**SHORT EXERCISE:** Nothing after the line with "CJK JP', 'Noto" belongs in the copy; extract the lines below from the top through that line, pictures left out.

-- start of DATA SEGMENT --

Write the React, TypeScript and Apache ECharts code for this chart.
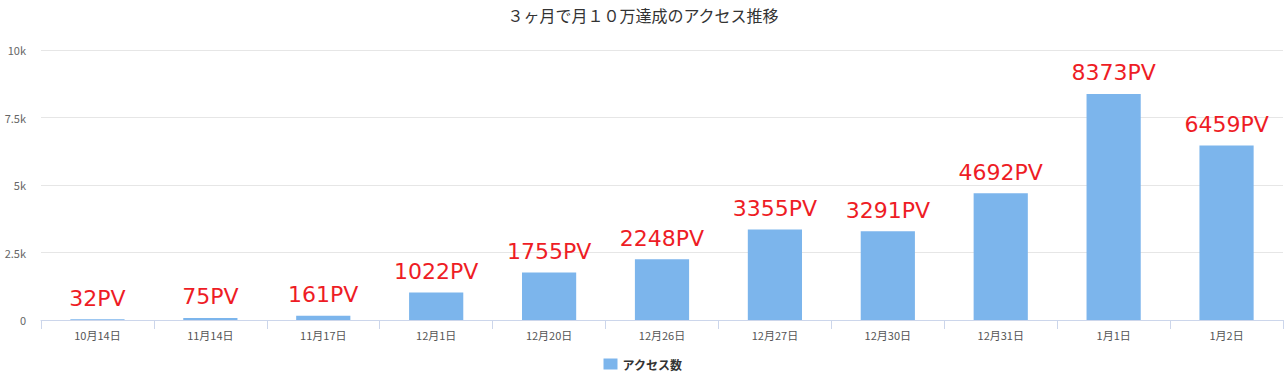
import React, { useEffect, useRef } from "react";
import * as echarts from "echarts";

const categories = ["10月14日", "11月14日", "11月17日", "12月1日", "12月20日", "12月26日", "12月27日", "12月30日", "12月31日", "1月1日", "1月2日"];
const values = [32, 75, 161, 1022, 1755, 2248, 3355, 3291, 4692, 8373, 6459];
const seriesName = "アクセス数";
const titleText = "３ヶ月で月１０万達成のアクセス推移";

const FONT = "'Noto Sans CJK JP', 'Noto Sans', sans-serif";

export default function App() {
  const ref = useRef<HTMLDivElement>(null);
  useEffect(() => {
    if (!ref.current) return;
    const chart = echarts.init(ref.current, undefined, { renderer: "svg" });
    chart.setOption({
      animation: false,
      title: {
        text: titleText,
        left: "center",
        top: 2,
        textStyle: { fontFamily: FONT, fontSize: 16, fontWeight: "normal", color: "#333" },
      },
      legend: {
        bottom: 0,
        left: "center",
        itemWidth: 14,
        itemHeight: 11,
        itemGap: 6,
        icon: "rect",
        textStyle: { fontFamily: FONT, fontSize: 12, fontWeight: "bold", color: "#333" },
        data: [seriesName],
      },
      grid: { left: 41, right: 3, top: 50, bottom: 55, containLabel: false },
      xAxis: {
        type: "category",
        data: categories,
        axisLine: { lineStyle: { color: "#ccd6eb" } },
        axisTick: { show: true, length: 9, alignWithLabel: false, lineStyle: { color: "#ccd6eb" } },
        axisLabel: { fontFamily: FONT, fontSize: 11, color: "#555", margin: 9, interval: 0 },
      },
      yAxis: {
        type: "value",
        min: 0,
        max: 10000,
        interval: 2500,
        axisLine: { show: false },
        axisTick: { show: false },
        splitLine: { lineStyle: { color: "#e6e6e6" } },
        axisLabel: {
          fontFamily: FONT,
          fontSize: 11,
          color: "#666",
          margin: 15,
          formatter: (v: number) => (v === 0 ? "0" : v / 1000 + "k"),
        },
      },
      series: [
        {
          name: seriesName,
          type: "bar",
          data: values,
          barWidth: "48%",
          itemStyle: { color: "#7cb5ec" },
          label: {
            show: true,
            position: "top",
            distance: 10,
            fontFamily: "'DejaVu Sans', sans-serif",
            fontSize: 22,
            color: "#ee1c25",
            formatter: (p: any) => p.value + "PV",
          },
        },
      ],
    });
    return () => chart.dispose();
  }, []);
  return <div ref={ref} style={{ width: 1286, height: 375, position: "absolute", left: 0, top: 0 }} />;
}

-- end of DATA SEGMENT --

**FULL SOLUTION:**
Write the React, TypeScript and Apache ECharts code for this chart.
import React, { useEffect, useRef } from "react";
import * as echarts from "echarts";

const categories = ["10月14日", "11月14日", "11月17日", "12月1日", "12月20日", "12月26日", "12月27日", "12月30日", "12月31日", "1月1日", "1月2日"];
const values = [32, 75, 161, 1022, 1755, 2248, 3355, 3291, 4692, 8373, 6459];
const seriesName = "アクセス数";
const titleText = "３ヶ月で月１０万達成のアクセス推移";

const FONT = "'Noto Sans CJK JP', 'Noto Sans', sans-serif";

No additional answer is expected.